I love O’Brien but found the RCN books kind of a slog after a while – deliberately or otherwise, the assumed superiority of the lead characters and their culture over all others is kind of kind of tiring, and the mapping into the Age of Sail a little forced. Similarly, the Lord of the Isles books all settled into a repetitive pattern – characters get ominous portents, characters get separated, some have to travel through bizarre universes with some tough NPC helping before finally all being reunited to fight the end-boss.
#5 It’s not a Hammer’s Slammers universe; human nature is the same across universes but the tech varies. As you say there are technical differences and as I recall editorial differences as the Forlorn Hope was to be open to other writers.

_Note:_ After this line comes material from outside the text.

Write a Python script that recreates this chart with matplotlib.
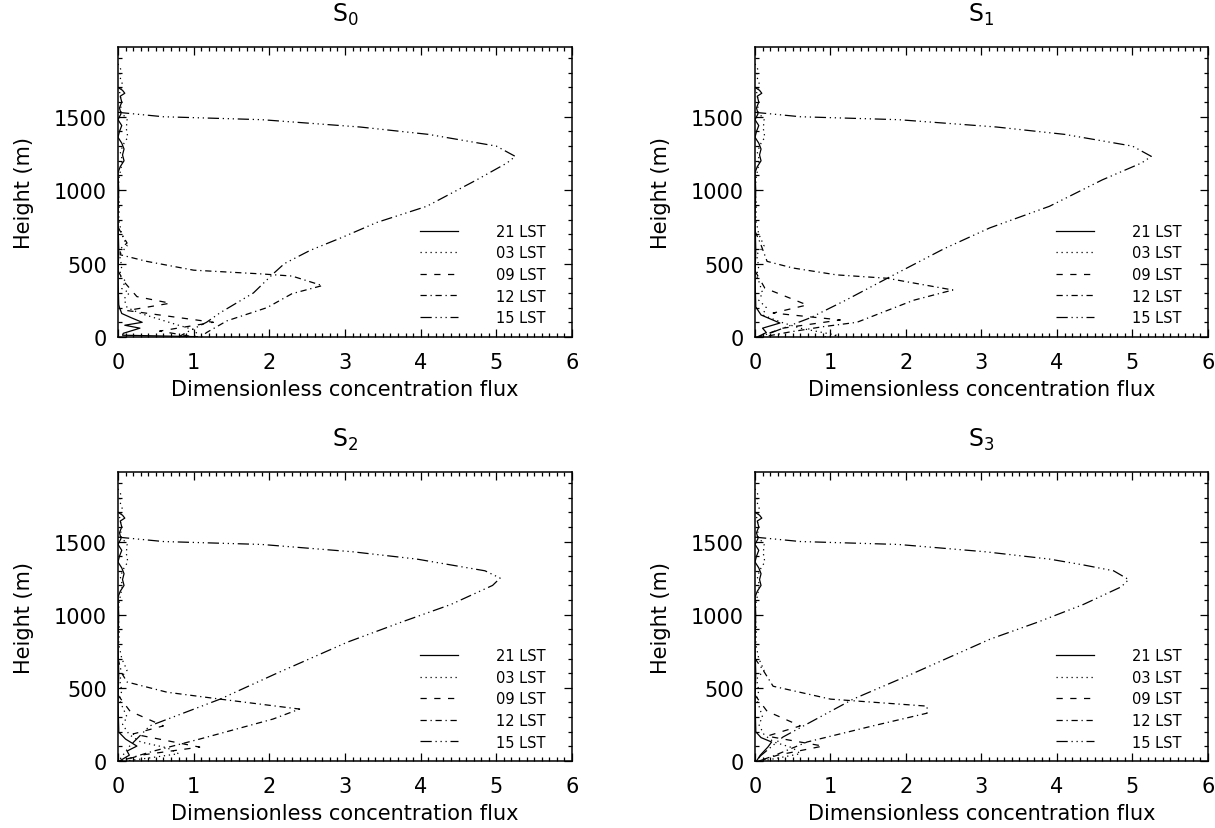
import matplotlib
matplotlib.use("Agg")
import matplotlib.pyplot as plt
from matplotlib.ticker import MultipleLocator

# Labels
panel_titles = ["S$_0$", "S$_1$", "S$_2$", "S$_3$"]
hours = ["21 LST", "03 LST", "09 LST", "12 LST", "15 LST"]

# Profiles as (height m, flux) pairs, top to bottom
# Upper parts of the night-time profiles look the same in all four panels
upper_21 = [(1700, 0.0), (1680, 0.06), (1660, 0.09), (1640, 0.03), (1600, 0.05),
            (1560, 0.02), (1520, 0.04), (1480, 0.0), (1440, 0.05), (1400, 0.02),
            (1360, 0.0), (1320, 0.05), (1280, 0.08), (1240, 0.06), (1200, 0.08),
            (1160, 0.03), (1120, 0.0), (1000, 0.01), (800, 0.0), (600, 0.01),
            (400, 0.0), (220, 0.01)]
upper_03 = [(1860, 0.0), (1820, 0.04), (1780, 0.02), (1720, 0.06), (1660, 0.02),
            (1600, 0.05), (1540, 0.03), (1480, 0.12), (1420, 0.11), (1360, 0.13),
            (1320, 0.08), (1260, 0.03), (1200, 0.06), (1100, 0.02), (1000, 0.0),
            (900, 0.02), (800, 0.01), (700, 0.05), (620, 0.12), (560, 0.02),
            (480, 0.05), (420, 0.02)]

# S0
s0_21 = [(200, 0.02), (160, 0.05), (130, 0.18), (100, 0.32), (80, 0.09),
         (60, 0.29), (25, 0.07), (12, 0.06), (2, 1.05)]
s0_03 = [(380, 0.1), (330, 0.05), (300, 0.15), (260, 0.08), (200, 0.12),
         (160, 0.3), (120, 0.55), (80, 0.8), (50, 1.0), (20, 1.05), (0, 1.0)]
s0_09 = [(450, 0.0), (370, 0.09), (275, 0.25), (230, 0.69), (180, 0.12),
         (100, 1.26), (40, 0.55), (10, 0.9), (0, 1.0)]
s0_12 = [(750, 0.0), (700, 0.05), (640, 0.12), (600, 0.03), (560, 0.03),
         (515, 0.38), (455, 1.0), (430, 1.88), (415, 2.3), (350, 2.7),
         (295, 2.3), (200, 1.97), (110, 1.44), (30, 1.17), (0, 1.1)]
s0_15 = [(1530, 0.0), (1500, 0.6), (1480, 1.9), (1430, 3.2), (1380, 4.1),
         (1340, 4.55), (1300, 5.0), (1230, 5.25), (1185, 5.14), (1070, 4.74),
         (890, 4.08), (780, 3.42), (680, 2.97), (590, 2.54), (500, 2.2),
         (430, 2.05), (300, 1.79), (165, 1.35), (100, 1.17), (30, 0.9), (0, 0.8)]

# S1
s1_21 = [(205, 0.01), (150, 0.08), (95, 0.33), (60, 0.1), (30, 0.15), (0, 0.03)]
s1_03 = [(380, 0.05), (300, 0.1), (250, 0.05), (200, 0.15), (150, 0.1),
         (100, 0.35), (60, 0.6), (30, 0.9), (10, 1.1), (0, 0.9)]
s1_09 = [(450, 0.0), (333, 0.13), (218, 0.69), (163, 0.24), (116, 1.13),
         (60, 0.37), (10, 0.1), (0, 0.05)]
s1_12 = [(720, 0.0), (640, 0.07), (515, 0.16), (470, 0.5), (423, 1.08),
         (400, 1.75), (320, 2.62), (250, 2.1), (100, 1.35), (70, 0.9),
         (34, 0.46), (5, 0.15)]
s1_15 = [(1530, 0.0), (1500, 0.6), (1480, 1.9), (1430, 3.2), (1380, 4.1),
         (1340, 4.55), (1300, 5.0), (1230, 5.25), (1185, 5.12), (1070, 4.6),
         (890, 3.9), (743, 3.11), (600, 2.5), (410, 1.79), (250, 1.2),
         (130, 0.73), (34, 0.24), (0, 0.05)]

# S2
s2_21 = [(198, 0.01), (150, 0.1), (102, 0.25), (68, 0.12), (40, 0.15), (0, 0.02)]
s2_03 = [(380, 0.05), (300, 0.12), (250, 0.06), (180, 0.15), (130, 0.3),
         (90, 0.65), (50, 0.8), (20, 0.4), (0, 0.1)]
s2_09 = [(450, 0.0), (340, 0.16), (240, 0.6), (185, 0.2), (95, 1.08),
         (40, 0.3), (0, 0.05)]
s2_12 = [(700, 0.0), (600, 0.05), (540, 0.12), (470, 0.65), (423, 1.35),
         (355, 2.4), (287, 2.05), (150, 1.08), (68, 0.47), (0, 0.03)]
s2_15 = [(1530, 0.0), (1500, 0.6), (1480, 1.9), (1430, 3.1), (1380, 3.95),
         (1340, 4.4), (1300, 4.85), (1250, 5.05), (1200, 4.95), (1070, 4.4),
         (950, 3.75), (812, 3.03), (600, 2.1), (423, 1.35), (240, 0.42),
         (100, 0.15), (14, 0.03)]

# S3
s3_21 = [(200, 0.01), (160, 0.08), (130, 0.22), (95, 0.17), (40, 0.07), (0, 0.02)]
s3_03 = [(380, 0.05), (300, 0.1), (250, 0.05), (180, 0.12), (130, 0.25),
         (90, 0.5), (50, 0.6), (20, 0.3), (0, 0.1)]
s3_09 = [(450, 0.0), (340, 0.16), (240, 0.6), (170, 0.16), (102, 0.9),
         (40, 0.3), (0, 0.05)]
s3_12 = [(700, 0.0), (627, 0.1), (511, 0.24), (423, 1.0), (375, 2.28),
         (327, 2.28), (240, 1.56), (130, 0.69), (34, 0.24), (0, 0.05)]
s3_15 = [(1530, 0.0), (1500, 0.6), (1480, 1.9), (1430, 3.05), (1380, 3.9),
         (1340, 4.35), (1300, 4.75), (1240, 4.95), (1190, 4.85), (1070, 4.35),
         (950, 3.75), (832, 3.11), (600, 2.1), (423, 1.3), (164, 0.37),
         (34, 0.07), (0, 0.02)]

panels = [
    [upper_21 + s0_21, upper_03 + s0_03, s0_09, s0_12, s0_15],
    [upper_21 + s1_21, upper_03 + s1_03, s1_09, s1_12, s1_15],
    [upper_21 + s2_21, upper_03 + s2_03, s2_09, s2_12, s2_15],
    [upper_21 + s3_21, upper_03 + s3_03, s3_09, s3_12, s3_15],
]

# IDL-like line styles: solid, dotted, dashed, dash-dot, dash-dot-dot-dot
styles = ["-", (0, (1, 3)), (0, (5, 6)), (0, (5, 3, 1, 3)),
          (0, (9, 3, 1, 3, 1, 3, 1, 3))]

plt.rcParams["font.family"] = "DejaVu Sans"
plt.rcParams["mathtext.default"] = "regular"

fig = plt.figure(figsize=(12.15, 8.29), dpi=100)

# axes boxes in figure fractions (left, bottom, width, height)
boxes = [(0.0971, 0.5923, 0.3737, 0.3498), (0.6214, 0.5923, 0.3728, 0.3498),
         (0.0971, 0.0808, 0.3737, 0.3486), (0.6214, 0.0808, 0.3728, 0.3486)]

for box, title, profiles in zip(boxes, panel_titles, panels):
    ax = fig.add_axes(box)
    for prof, style, label in zip(profiles, styles, hours):
        z = [p[0] for p in prof]
        x = [p[1] for p in prof]
        ax.plot(x, z, color="black", lw=0.9, linestyle=style, label=label)

    ax.set_xlim(0, 6)
    ax.set_ylim(0, 1975)
    ax.xaxis.set_major_locator(MultipleLocator(1))
    ax.xaxis.set_minor_locator(MultipleLocator(0.1))
    ax.yaxis.set_major_locator(MultipleLocator(500))
    ax.yaxis.set_minor_locator(MultipleLocator(100))
    ax.tick_params(which="both", direction="in", top=True, right=True,
                   labelsize=15, width=0.9)
    ax.tick_params(which="major", length=6, pad=11)
    ax.tick_params(axis="y", which="major", pad=8)
    ax.tick_params(which="minor", length=3)
    for sp in ax.spines.values():
        sp.set_linewidth(1.1)

    ax.set_title(title, fontsize=17, pad=19)
    ax.set_xlabel("Dimensionless concentration flux", fontsize=15, labelpad=5)
    ax.set_ylabel("Height (m)", fontsize=15, labelpad=14)

    ax.legend(loc="upper left", bbox_to_anchor=(0.665, 0.39), frameon=False,
              fontsize=10.5, handlelength=2.6, handletextpad=2.6,
              labelspacing=0.45, borderpad=0, borderaxespad=0)

fig.savefig("out.png", dpi=100)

I wouldn’t say the tanks in the Tet Offensive book Rolling Hot are any more invulnerable than the characters. As a shaggy dog story it’s among the farthest from space opera. Then again The Sharp End isn’t about tanks either
Notice that the assumed superiority of the lead characters and their culture in the RCN books is a characteristic and by no means a suggestion. The attitude is appropriate for both the Hornblower/Aubrey & Maturin roots and equally for the Roman/Latin antiquarian allusions found so often in Drake’s writings. Drake’s characters are well drawn. Daniel in the first book is amazed and grateful to find himself at loose ends in exotic places. As Daniel ages he follows the conventional pattern of the conventional fellow he is. Mr. Heinlein as another naval type of another age suggests I think in Tramp Royale an assumed superiority of his own culture even as Mr. Heinlein was busy pointing out faults in his fiction – but only washing dirty linen in private (Expanded Universe). Daniel Leary would feel superior where somebody who went native would be a different character. There are characters who do consider their own culture superior to Cinnebar. Sometimes shown as mistaken in context and sometimes shown as having a point.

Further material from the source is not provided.